Против иудаизма велась пропагандистская кампания, далеко выходящая за пределы общей антирелигиозной пропаганды и имевшая целью опорочить не только иудаизм как таковой, но направленная против Израиля и еврейства («сионистов») вообще. Шапиро пишет: «Появившийся в 1954 г. „Краткий философский словарь“ ясно указывал, что еврейская религия представляет из себя собрание суеверий, основанных на религиозной нетерпимости и на реакционных идеях, причем особенно подчеркивалась связь еврейской религии с „империалистическим сионизмом“». Шапиро приводит также примеры разнузданных антиеврейских выступлений в пресее: «Журнал „Крокодил“ поместил карикатуру, изображающую Иуду, продающего Христа за доллары. Лицо Иуды было взято без изменений из типичной нацистской карикатуры на евреев (Москва, 10.2.1960). „Львовская правда“ в хронике сообщала о драке в львовской синагоге, которая, дескать, всем известна, как обычное место кутежей, скандалов и спекуляции (Львов, 11.1.1962)… Дошло до того, что местная газета в Буйнакске (Дагестан) поместила статью, в которой рассказывалось, что религиозные евреи покупают небольшие количества крови у своих нееврейских соседей и потом для своих ритуальных целей пьют эту кровь, предварительно смешав ее с водой».
Новый этап антисемитской кампании начался в 1963 году, когда «вышла на украинском языке в Киеве под эгидой Украинской Академии Наук книга Т. Кичко „Иудаизм без прикрас“… Кичко не жалеет места, чтобы объяснить украинскому читателю, что еврейские раввины занимаются по существу грязными делами, жульничеством, эксплуатацией труда и к тому же полны ненависти к чужакам – неевреям… „Спекуляция мацой, свининой, воровство, обман, разврат – суть настоящее лицо руководителей синагоги… Нельзя понять историю взаимоотношений между американским капитализмом и сионизмом и иудаизмом, если не учесть дела миллионеров Рокфеллеров, которые уже десятки лет стараются захватить в свои руки часть Палестины – Негев с ее нефтяными залежами“… Для того, чтобы оценить по существу книгу Кичко, нужно видеть карикатуры, сопровождающие текст…Все карикатуры – числом до тридцати как будто взяты автором из нацистского органа Штрайхера „Дер Штюрмер“». Джонсон называет Трофима Кичко «коммунистическим Розенбергом». Каков был враль, можно судить уже по тому, что нефть в Негеве не обнаружена до сих пор.
«Появление этой книги было встречено с возмущением не только среди евреев свободных стран, но также среди широких нееврейских общественных кругов Западной Европы и Америки.

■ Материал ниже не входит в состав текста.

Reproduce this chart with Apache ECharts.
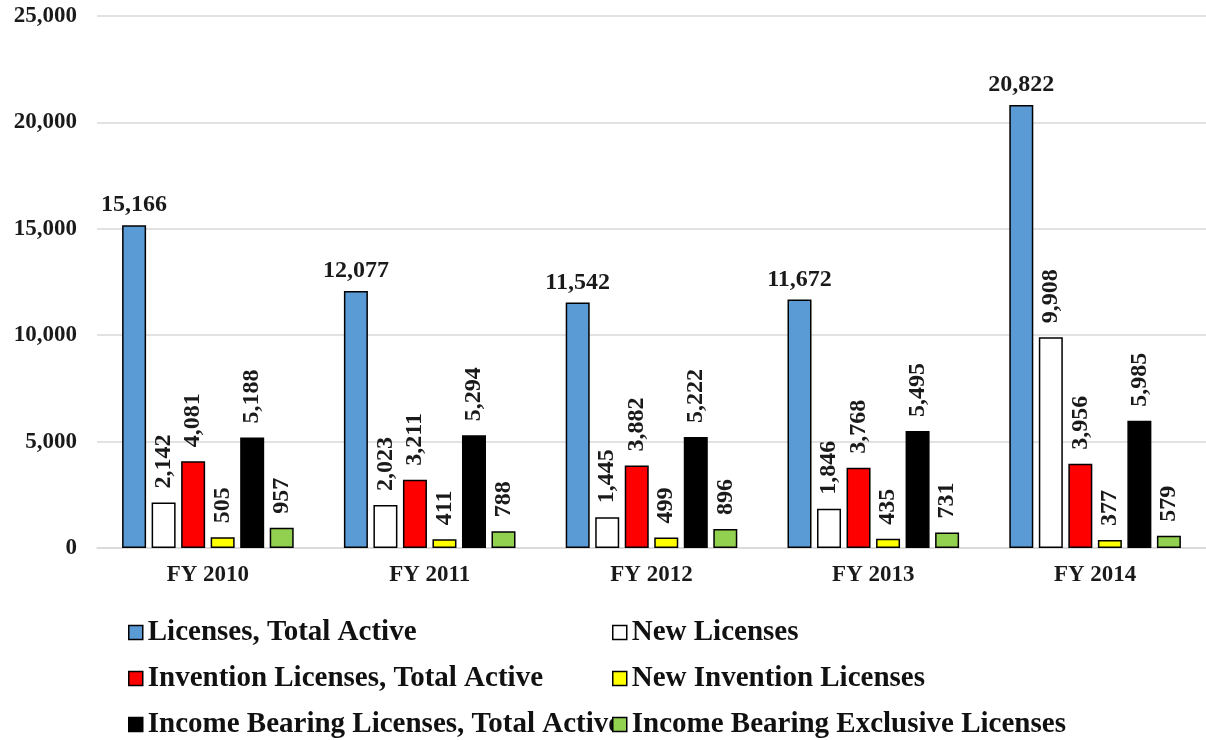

Книга особенно поразила те круги либеральной интеллигенции, которые до сих пор рассматривали всякое указание на антисемитизм в Сов. Союзе, как проявление холодной войны. Даже коммунисты запротестовали… Москва сначала пыталась даже защищать опубликование „Иудаизма без прикрас“, но потом, под давлением из коммунистических кругов Запада, старалась загладить впечатление, произведенное книгой Кичко». В конечном итоге книга была признана «ошибочной и плохо подготовленной». Однако, подобные опусы, только в смягченном виде, продолжали издаваться в СССР и в последующие годы.
Внутри страны политика советского руководства и после Сталина была направлена на ускоренную ассимиляцию евреев. И политика эта давала свои плоды: народ, лишенный религиии, языка, культуры, переставал быть народом. Культурная ассимиляция дополнялась физической, которая после войны также ускорилась: ввиду уменьшения общей численности еврейского населения СССР, усиления его территориальной разбросанности вследствие военных эвакуаций, перемещения предприятий и пр., а также ослабления внутриеврейских религиозных и культурных связей резко возросла доля межнациональных браков.
Наш друг Андрей Буровский в своем двухтомном труде «Евреи, которых не было» подводит итог: «В таком-то ассимилированном состоянии, в двух шагах от полного исчезновения, и застала евреев Советского Союза эпоха национального возрождения, что обрушилась на народы Советского Союза в 1970-е годы».
Казалось бы, власти достигают своей цели, евреи становятся «как все», почти русскими, да и остается их с каждым поколением все меньше, ибо дети от смешанных браков принимают национальность нееврейского родителя. Что еще надо? Но, как и в сталинские времена, всемерно подталкивая ассимиляцию, советские власти подвергали дискриминации и ассимилированных евреев.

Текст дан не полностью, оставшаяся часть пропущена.